Also, the amazement at how much traditional Buddhist stuff is accurate never ceases. Just recently I recalled that I read this in the past, and it was a surprise to recognize that it describes my method of meditation very accurately. Grasp the mind, separate out the defilements, and destroy them.
  • cmarti
  • Topic Author
14 years 2 months ago #78866 by cmarti
Replied by cmarti on topic RE: new practice journal!

"The big transition for me (what I called anagami) was when the sense objects became permanently distinguished from the mental representations of them."

Yes, this is indeed a critically important transition and, IMHO, not described, emphasized or discussed enough. This one thing alone, if pointed to regularly, would go a long way toward moving folks along the path.

Sorry to interrupt... carry on.

  • EndInSight
  • Topic Author
14 years 2 months ago #78867 by EndInSight
Replied by EndInSight on topic RE: new practice journal!
Hey Chris, I'm interested in comparing notes on this. What does your body feel like underneath the mental representations of it? Mine feels, as I said yesterday, at peace / at ease / physically pleasurable / "soft", all the time.
  • cmarti
  • Topic Author
14 years 2 months ago #78868 by cmarti
Replied by cmarti on topic RE: new practice journal!
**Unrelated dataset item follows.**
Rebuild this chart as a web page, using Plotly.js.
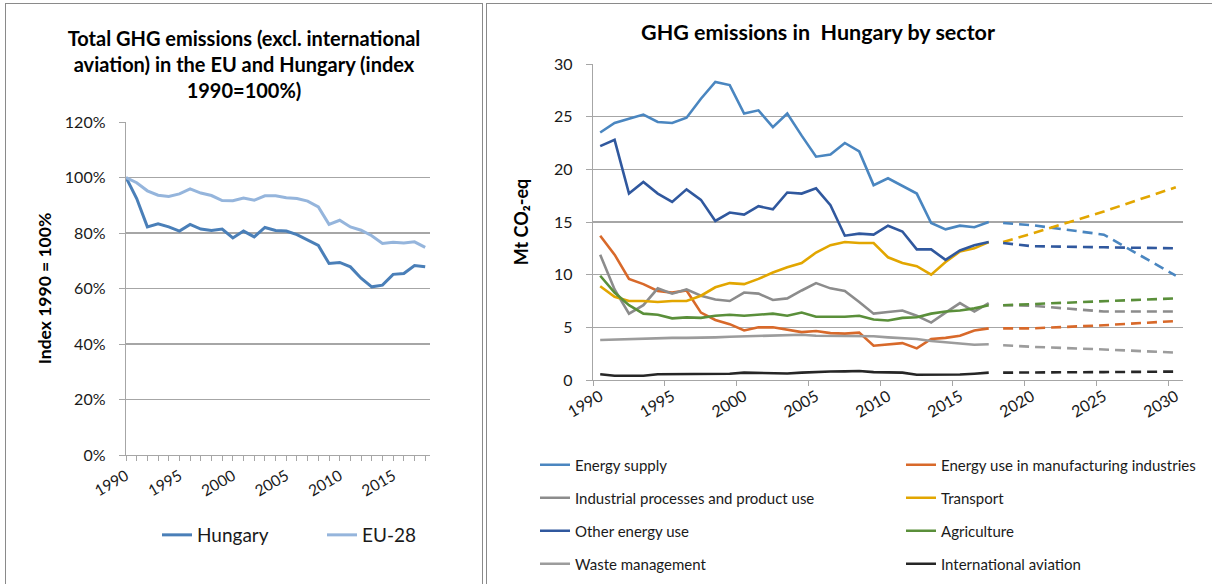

It feels like a bunch of vibrations with no form. Abounding "in" it are sensations like pressure, heat, cold, tickling, aching. All of those "higher level" sensations are really just different vibration types. If I touch something (like this keyboard, for example) the difference between the touching and the touched is really sort of immaterial.

Is that responsive?

  • EndInSight
  • Topic Author
14 years 2 months ago #78869 by EndInSight
Replied by EndInSight on topic RE: new practice journal!
I'm not sure we're talking about the same thing. I notice that my sensory body has no vibrations, no (unpleasant) aches, etc. It does of course have heat, coldness, etc. I'm not sure whether it has pressure. Most instances of pressure that I've found are mental representations.

Could you describe how you reached this turning point and what it was like for you?

For me, the most important feature of the turning point (separating mental representations from sense experience) was recognizing that in the sense experience there is happiness...and so I always have a share of happiness in my moment-to-moment experience (which increases as I continue this process).
  • cmarti
  • Topic Author
14 years 2 months ago #78870 by cmarti
Replied by cmarti on topic RE: new practice journal!

"Could you describe how you reached this turning point and what it was like for you?"

I've described that here a bunch of times: I was sitting on my front porch and heard the chirp of a bird. For some reason on that one particular chirp time seemed to slow down dramatically and I could see the steps, the pieces, of the flow of perception (dependent origination), from the time the sound made contact with my ear/mind to the identification, the judgment about it, and so on. It became intimately obvious to me in those very few thousandths of a second that that process was the source of all of "this." Everything works that way as experience plays out, over and over and over with enormous pace and frequency. That was the beginning of the end of believing the world was solid, I was solid. It was all down hill from there ;-)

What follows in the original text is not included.